- Born: Mary Meyers June 1, 1910 Tsarist Russia
- Died: April 16, 2006 (aged 95)
- Occupations: Community leader, activist
- Spouse: George Rosenfield (m. 1937)
- Children: 2

= Mary Meyers Rosenfield =

American community leader

Mary Meyers Rosenfield (June 1, 1910 — April 16, 2006) was an American community leader, active in special education and services for people with developmental disabilities in Texas.

==Early life and education==
Mary Meyers was born into a Jewish family in Russia and arrived in the United States as an infant with her family in 1911. In 1912, the Meyers family settled in Texas. She remembered helping to knit blankets as a child during World War I, and volunteering at the town's library when it opened in the 1920s. She was recognized as a founding member of the Wharton chapter of Hadassah, having attended the chapter's first meeting at age 6.

She graduated from high school in 1929 and studied art and design at the College of Industrial Arts (now Texas Woman's University) in Denton, Texas.

==Career==
Mary Meyers Rosenfield and Alva Spellman founded an independent school for children with developmental disabilities in El Campo, Texas in 1950. She successfully lobbied the local school district to hire its first special educator. In 1952, she added an "Opportunity Center" for young adults with intellectual disabilities, and soon after, a summer camp for disabled children. In 1968, the residential Richmond State School opened with her efforts, to provide therapies and activities for adults with developmental disabilities. "I did it because it needed to be done," she explained late in life.
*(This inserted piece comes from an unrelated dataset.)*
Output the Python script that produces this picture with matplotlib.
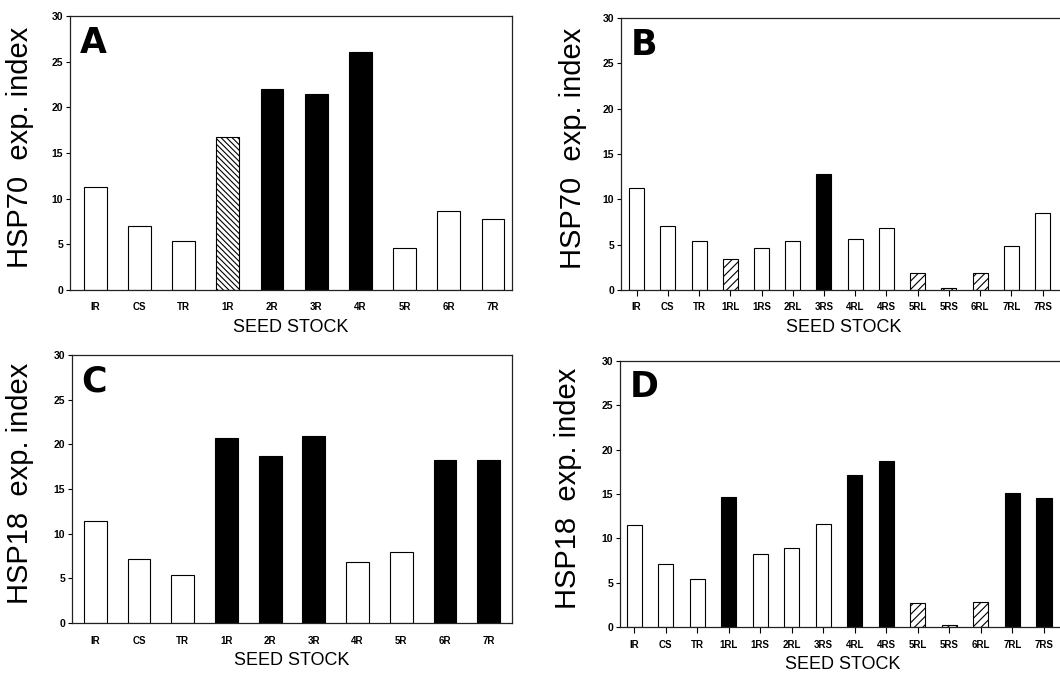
import numpy as np
import matplotlib
matplotlib.use('Agg')
import matplotlib.pyplot as plt

plt.rcParams.update({
    'font.family': ['Liberation Sans', 'DejaVu Sans'],
    'hatch.linewidth': 0.8,
    'axes.linewidth': 0.9,
})

# ── Data ──────────────────────────────────────────────────────────────────
LINES_AC = ['IR', 'CS', 'TR', '1R', '2R', '3R', '4R', '5R', '6R', '7R']
LINES_BD = ['IR', 'CS', 'TR', '1RL', '1RS', '2RL', '3RS', '4RL', '4RS',
            '5RL', '5RS', '6RL', '7RL', '7RS']

hsp70_a = [11.3, 7.0, 5.35, 16.7, 22.0, 21.5, 26.05, 4.65, 8.6, 7.8]
group_a = ['o', 'o', 'o', 'd', 'b', 'b', 'b', 'o', 'o', 'o']

hsp70_b = [11.3, 7.05, 5.35, 3.4, 4.6, 5.35, 12.8, 5.6, 6.85,
           1.9, 0.2, 1.9, 4.8, 8.5]
group_b = ['o', 'o', 'o', 'h', 'o', 'o', 'b', 'o', 'o',
           'h', 'h', 'h', 'o', 'o']

hsp18_c = [11.45, 7.15, 5.4, 20.7, 18.7, 20.9, 6.85, 8.0, 18.3, 18.2]
group_c = ['o', 'o', 'o', 'b', 'b', 'b', 'o', 'o', 'b', 'b']

hsp18_d = [11.5, 7.15, 5.4, 14.7, 8.2, 8.9, 11.65, 17.15, 18.75,
           2.7, 0.25, 2.8, 15.1, 14.5]
group_d = ['o', 'o', 'o', 'b', 'o', 'o', 'o', 'b', 'b',
           'h', 'h', 'h', 'b', 'b']

STYLE = {
    'o': dict(color='white', hatch=None),
    'b': dict(color='black', hatch=None),
    'h': dict(color='white', hatch='////'),
    'd': dict(color='white', hatch='\\\\\\\\\\\\'),
}

W, H = 1060, 674
fig = plt.figure(figsize=(W / 100, H / 100), dpi=100)


def px_axes(left, top, right, bottom):
    return fig.add_axes([left / W, 1 - bottom / H, (right - left) / W, (bottom - top) / H])


def panel(ax, cats, vals, groups, letter, ylabel, xlim, width, xticks,
          open_right, label_gap):
    x = np.arange(len(cats))
    for xi, v, g in zip(x, vals, groups):
        st = STYLE[g]
        ax.bar(xi, v, width, color=st['color'], hatch=st['hatch'],
               edgecolor='black', linewidth=0.8, zorder=2)
    ax.set_xlim(*xlim)
    ax.set_ylim(0, 30)
    ax.set_yticks([0, 5, 10, 15, 20, 25, 30])
    ax.set_xticks(x)
    ax.set_xticklabels(cats, fontsize=7, fontweight='bold')
    for lab in ax.get_yticklabels():
        lab.set_fontsize(7.5)
        lab.set_fontweight('bold')
    ax.tick_params(axis='y', direction='out', length=3, width=0.8, pad=2)
    if xticks:
        ax.tick_params(axis='x', direction='out', length=4, width=0.8, pad=5)
    else:
        ax.tick_params(axis='x', length=0, pad=9)
    for s in ax.spines.values():
        s.set_color('#222222')
    if open_right:
        ax.spines['right'].set_visible(False)
    ax.set_xlabel('SEED STOCK', fontsize=13, labelpad=5)
    ax.set_ylabel(ylabel, fontsize=21)
    ax_w = ax.get_position().width * W
    ax.yaxis.set_label_coords(-label_gap / ax_w, 0.52)
    ax.text(0.022, 0.965, letter, transform=ax.transAxes, ha='left', va='top',
            fontsize=25, fontweight='bold', family='DejaVu Sans')


ax_a = px_axes(70, 16, 512, 290)
panel(ax_a, LINES_AC, hsp70_a, group_a, 'A', 'HSP70  exp. index',
      (-0.57, 9.43), 0.52, False, False, 36)

ax_b = px_axes(621, 18, 1066, 290)
panel(ax_b, LINES_BD, hsp70_b, group_b, 'B', 'HSP70  exp. index',
      (-0.5, 13.75), 0.48, True, True, 34)

ax_c = px_axes(72, 355, 512, 623)
panel(ax_c, LINES_AC, hsp18_c, group_c, 'C', 'HSP18  exp. index',
      (-0.53, 9.53), 0.52, False, False, 38)

ax_d = px_axes(620, 361, 1066, 627)
panel(ax_d, LINES_BD, hsp18_d, group_d, 'D', 'HSP18  exp. index',
      (-0.45, 13.7), 0.48, True, True, 38)

fig.savefig('out.png', dpi=100)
Rosenfield was the founding president of the El Campo chapter of ARC, and was on the organization's state board. She was named Citizen of the Year by the El Campo Chamber of Commerce in 2004, the same year she was inducted into the Texas Women's Hall of Fame. Governor Rick Perry named her a recipient of the Yellow Rose Award.

==Personal life==
Mary Meyers married George Rosenfield, a businessman, in 1937. They had two daughters. Their younger daughter Rita Sue was born with developmental disabilities, and lived at Richmond State School as an adult, beginning in 1970.

Rosenfield was active in her community beyond disability-related projects, serving as president of the Ladies' Auxiliary at the American Legion, as a Girl Scout leader, and as a member of the El Campo Garden Club.

Rosenfield was widowed in 1990, and died in 2006, age 95. Her gravesite is in the Shearith Israel cemetery in Wharton. A resolution marking her lifetime achievements was introduced into the Texas House of Representatives after her death.